1) Transmit vertical shear to the new ply, through the fasteners, so that the vertical deflection (curvature) of the new ply is compliant.

2) Transmit horizontal shear to the new ply, through the fasteners, so that the vertical deflection (curvature) is compliant.

3) Some combination of #1 and #2.

For reasons of stiffness and fastener slip, I'm sure that mechanism #1 predominates. It would, however, be theoretically be possible to get the job done without transmitting any vertical force to the new ply. I could use another dozen classes in mechanics of materials I'm afraid.
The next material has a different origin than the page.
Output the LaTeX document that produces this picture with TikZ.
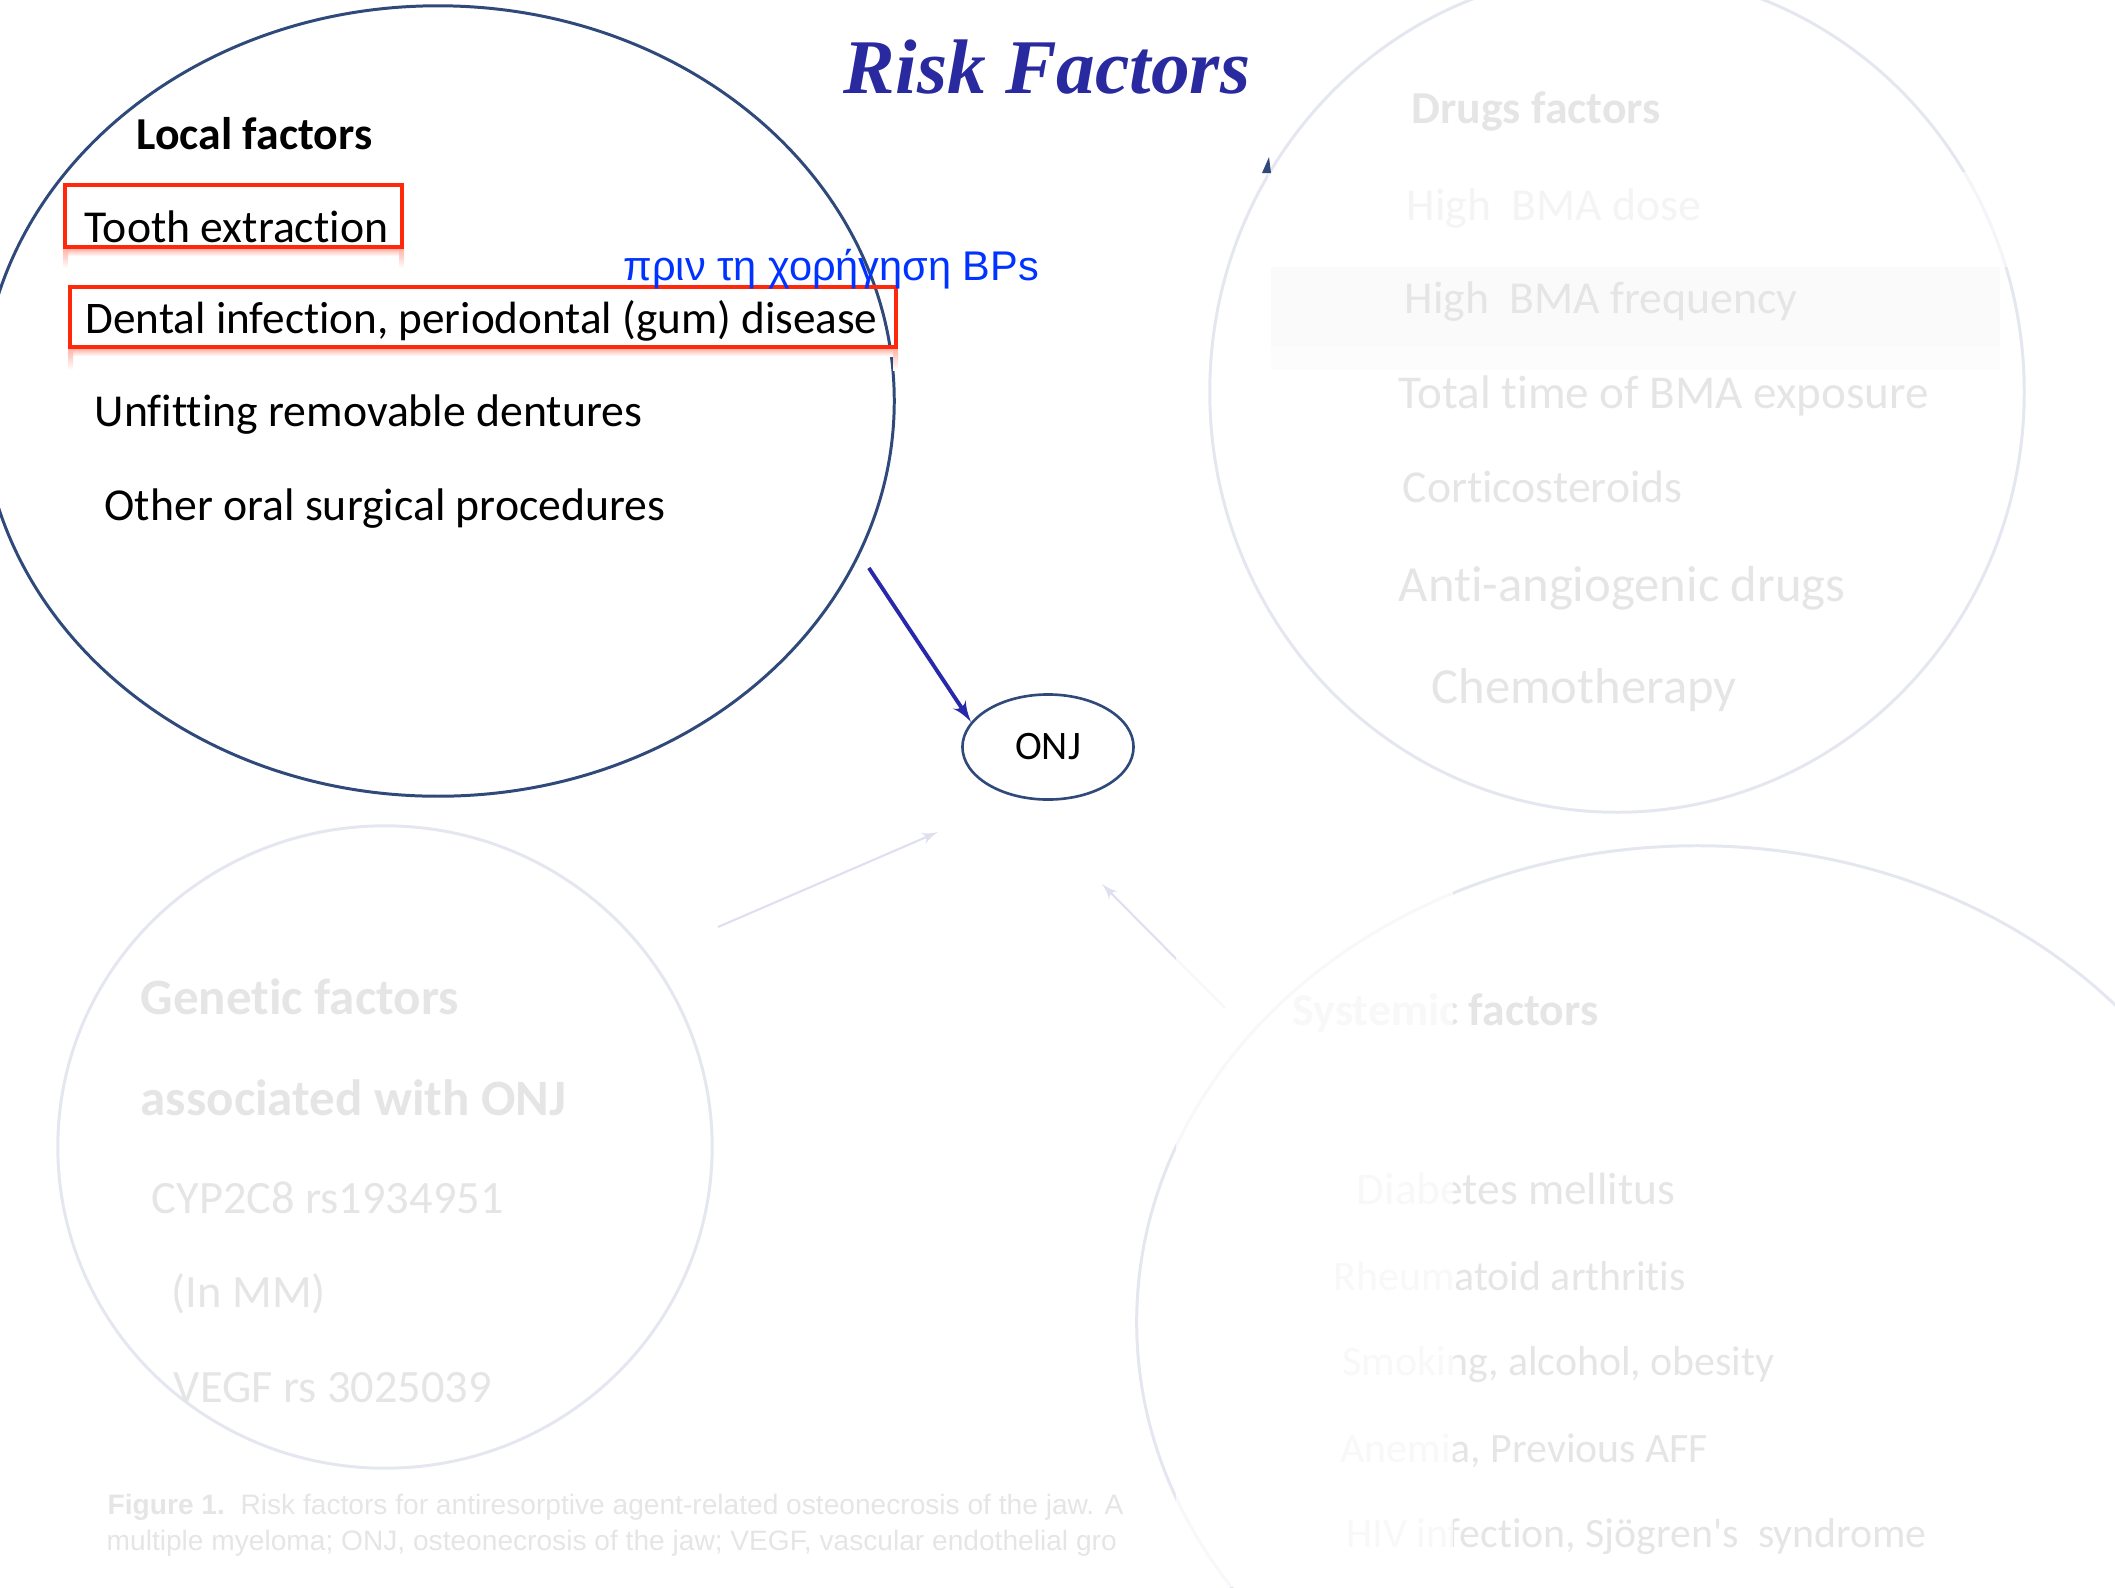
\documentclass[tikz,border=0pt]{standalone}
\usepackage{fontspec}
\setmainfont{Carlito}[Ligatures=NoCommon]
\newfontfamily\titlefont{Liberation Serif}
\newfontfamily\notefont{Liberation Sans}
\usetikzlibrary{arrows}
\usetikzlibrary{positioning}
\usetikzlibrary{shapes.geometric}

\definecolor{ringblue}{RGB}{47,74,122}
\definecolor{arrowblue}{RGB}{40,40,170}
\definecolor{titleblue}{RGB}{42,42,160}
\definecolor{noteblue}{RGB}{0,51,255}
\definecolor{boxred}{RGB}{255,40,10}
\definecolor{fadetext}{RGB}{229,229,229}
\definecolor{fadering}{RGB}{228,230,240}
\definecolor{fadearrow}{RGB}{222,224,240}

\tikzset{
    ring/.style={draw, ellipse, line width=0.85pt, inner sep=0pt},
    factor/.style={anchor=base west, inner sep=0pt, font=\fontsize{13}{15}\selectfont},
    factorhead/.style={factor, font=\fontsize{13}{15}\selectfont\bfseries},
    ghost/.style={text=fadetext},
    redbox/.style={draw=boxred, line width=1.2pt},
    glow/.style={top color=boxred!35, bottom color=white, draw=none},
    caption/.style={anchor=base west, inner sep=0pt, text=fadetext, font=\notefont\fontsize{8}{10}\selectfont}
}

\begin{document}
\begin{tikzpicture}[x=0.01cm,y=-0.01cm,>=latex']
    \useasboundingbox (0,0) rectangle (2115,1587);
    \clip (0,0) rectangle (2115,1587);

    % Faded rings and their lists
    \node [ring, draw=fadering, minimum width=8.14cm, minimum height=8.4cm] (Drugs) at (1617,392) {};
    \fill [gray!4] (1271,267) rectangle (2000,347);
    \fill [gray!2] (1271,347) rectangle (2000,370);
    \node [factorhead, ghost] (DrugsHead) at (1411,123) {Drugs factors};
    \node [factor, ghost] (Dose) at (1406,220) {High\ \ BMA dose};
    \node [factor, ghost] (Freq) at (1404,313) {High\ \ BMA frequency};
    \node [factor, ghost, font=\fontsize{13.4}{15}\selectfont] (Time) at (1398,408) {Total time of BMA\ exposure};
    \node [factor, ghost] (Cortico) at (1402,502) {Corticosteroids};
    \node [factor, ghost, font=\fontsize{14.4}{16}\selectfont] (Angio) at (1398,601) {Anti-angiogenic drugs};
    \node [factor, ghost, font=\fontsize{14.4}{16}\selectfont] (Chemo) at (1431,703) {Chemotherapy};
    \fill [white, opacity=0.6] (1268,172) rectangle (2030,267);
    \fill [ringblue] (1262,173) -- (1269,157) -- (1271,173) -- cycle;

    \node [ring, draw=fadering, minimum width=6.54cm, minimum height=6.42cm] (Genetic) at (385,1147) {};
    \node [factorhead, ghost, font=\fontsize{14.5}{17}\selectfont\bfseries] (GenHead) at (140,1014) {Genetic factors};
    \node [factorhead, ghost, font=\fontsize{14.5}{17}\selectfont\bfseries] (GenHeadB) at (140,1115) {associated with ONJ};
    \node [factor, ghost, font=\fontsize{13.2}{15}\selectfont] (Cyp) at (151,1213) {CYP2C8 rs1934951};
    \node [factor, ghost, font=\fontsize{13.2}{15}\selectfont] (InMM) at (171,1307) {(In MM)};
    \node [factor, ghost, font=\fontsize{13.2}{15}\selectfont] (Vegf) at (173,1402) {VEGF rs 3025039};

    \node [ring, draw=fadering, minimum width=11.2cm, minimum height=9.52cm] (Systemic) at (1697,1322) {};
    \node [factorhead, ghost] (SysHead) at (1292,1025) {Systemic factors};
    \node [factor, ghost, font=\fontsize{12.9}{15}\selectfont] (Diabetes) at (1356,1204) {Diabetes mellitus};
    \node [factor, ghost, font=\fontsize{11.9}{14}\selectfont] (Rheuma) at (1333,1290) {Rheumatoid arthritis};
    \node [factor, ghost, font=\fontsize{11.9}{14}\selectfont] (Smoking) at (1342,1375) {Smoking, alcohol, obesity};
    \node [factor, ghost, font=\fontsize{11.9}{14}\selectfont] (Anemia) at (1340,1462) {Anemia, Previous AFF};
    \node [factor, ghost, font=\fontsize{11.9}{14}\selectfont] (Hiv) at (1346,1547) {HIV infection, Sj\"ogren\textquotesingle s\ \ syndrome};

    % Faded arrows towards ONJ
    \coordinate (GenTail) at (718,927);
    \coordinate (GenTip) at (938,832);
    \coordinate (SysTail) at (1225,1008);
    \coordinate (SysTip) at (1102,884);
    \draw [->, fadearrow, line width=0.6pt] (GenTail) -- (GenTip);
    \draw [->, fadearrow, line width=0.6pt] (SysTail) -- (SysTip);
    \fill [white, opacity=0.75] (1176,880) rectangle (1453,1587);

    % Caption
    \begin{scope}
        \clip (0,1450) rectangle (1124,1587);
        \node [caption] (CapA) at (107,1514)
            {\textbf{Figure 1.}\ \ Risk factors for antiresorptive agent-related osteonecrosis of the jaw. A};
        \node [caption] (CapB) at (106,1550)
            {multiple myeloma; ONJ, osteonecrosis of the jaw; VEGF, vascular endothelial gro};
    \end{scope}

    % Local factors
    \node [ring, draw=ringblue, minimum width=9.12cm, minimum height=7.9cm] (Local) at (438,401) {};
    \node [factorhead] (LocalHead) at (136,149) {Local factors};
    \node [factor] (Tooth) at (84,242) {Tooth extraction};
    \node [factor, font=\fontsize{12.85}{15}\selectfont] (Dental) at (85,333) {Dental infection, periodontal (gum) disease};
    \node [factor] (Dentures) at (94,426) {Unfitting removable dentures};
    \node [factor] (Surgery) at (104,520) {Other oral surgical\ procedures};

    % Red boxes with their soft reflection
    \shade [glow] (65,249) rectangle (402,256);
    \shade [glow] (63,249) rectangle (68,268);
    \shade [glow] (399,249) rectangle (404,268);
    \shade [glow] (70,349) rectangle (896,356);
    \shade [glow] (68,349) rectangle (73,370);
    \shade [glow] (893,349) rectangle (898,370);
    \draw [redbox] (65,185) rectangle (402,247);
    \draw [redbox] (70,287) rectangle (896,347);

    \node [anchor=base west, inner sep=0pt, text=noteblue, font=\notefont\fontsize{11.8}{14}\selectfont] (Note) at (623,280) {πριν τη χορήγηση BPs};

    % Title
    \node [anchor=base, inner sep=0pt, text=titleblue, font=\titlefont\bfseries\itshape\fontsize{22}{26}\selectfont] (Title) at (1047,93) {Risk Factors};

    % ONJ and the main connection
    \node [draw=ringblue, ellipse, line width=0.75pt, minimum width=1.71cm, minimum height=1.05cm, font=\fontsize{11.5}{13}\selectfont] (ONJ) at (1048,747) {ONJ};
    \draw [->, arrowblue, line width=1.1pt, shorten <=0.16cm] (Local.-20) -- (ONJ.162);

\end{tikzpicture}
\end{document}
The greatest trick that bond stress ever pulled was convincing the world it didn't exist.

 

[dhengr]

BadgerPE:
The real world trick here is that you have to (unload) jack-up the existing beam before you apply the third 2x, or the three 2x’s will not share the load equally. You imply that the existing beam is pretty fully stressed at 200lbs./ft. and you want to add another 100lbs./ft. of loading. If you do this without shoring the existing, the two existing 2x’s (already fully stressed) will deflect some more (strain some more) and be over stressed when the load is added. Over jack the existing a bit (camber it, your or my engineering judgement here), to account for the fact that there will be some movement btwn. the new fasteners and the new and old 2x’s, to really bring the fasteners into play and transfer load, before things really settle in. The thought is that you want the three members to all deflect the same (strain the same), then we can assume they are sharing the load equally. Take a look at a good wood design text book and/or the NDS for how dowel type fasteners work and their failure modes: bolts in holes allow a fair amount of movement before the bolt crushes some wood and is bearing; common nails bend and crush some wood as they cantilever to transfer the load; the newer structural screw may be best here because they also draw the three members into intimate contact. Otherwise, I agree with the above, you must transfer 100lbs./ft., as a shear loading to the new member. This same stress/strain thinking would apply if you were trying to reinforce an existing steel or concrete beam.

 

[jfmann]

I have wrestled with this classic......and very practical...... joist-reinforcement problem (after first trying VQ / I and becoming befuddled)........the answer to which ends up being essentially the same answer to the following question (which should arise at some point during many years dealing with wood design issues);

When does a ledger board become part of the beam?

Various answers proposed in this thread are not quite adequate and some are misleading.

Key requirement (which is identified in some posts) is that......as for any beam-element to resist bending moment....... the reinforcement member (RM) must deform in bending if it is to resist any load. Connection of the RM to main beam (MB) must therefore be strong enough (and configured properly) to make such deformation occur.

First, consider RM)......which is only partial-length....... to be connected to MB only at each end of the RM with a simple dowel-type connector. When MB deflects in response to load, the RM will not bend........and therefore will not resist any load. At that point, the RM is merely a ledger board, hanging off the MB (main beam).

If we now add one additional connector.....at mid-length of RM........a simple elevation diagram should make clear that the RM must now deform (as a beam-element) along with MB......even though RM will not deform in exactly the same curvature of MB. Free-body diagram can now be drawn for each member........with vertical forces (from each of the 3 connectors) acting on each member (of course in opposite directions).

Try some calculations and you will see that, in general, as long as the RM is not too short, 2 longitudinal rows of connectors (nails for wood) usually is adequate to ensure that the RM acts compositely with the MB.........such that you can apportion load in according to stiffness as usual for built-up assemblies. However, unusual conditions require careful analysis.

See post (by another) from way back.......thread507-168270........that note the key requirement of deformation compatibility for this problem.




John F Mann, PE

http://www.structural101.com

 

[Brad805]

Presumably you have sufficient bearing. Most of the cases I find with shear problems have insufficient bearing.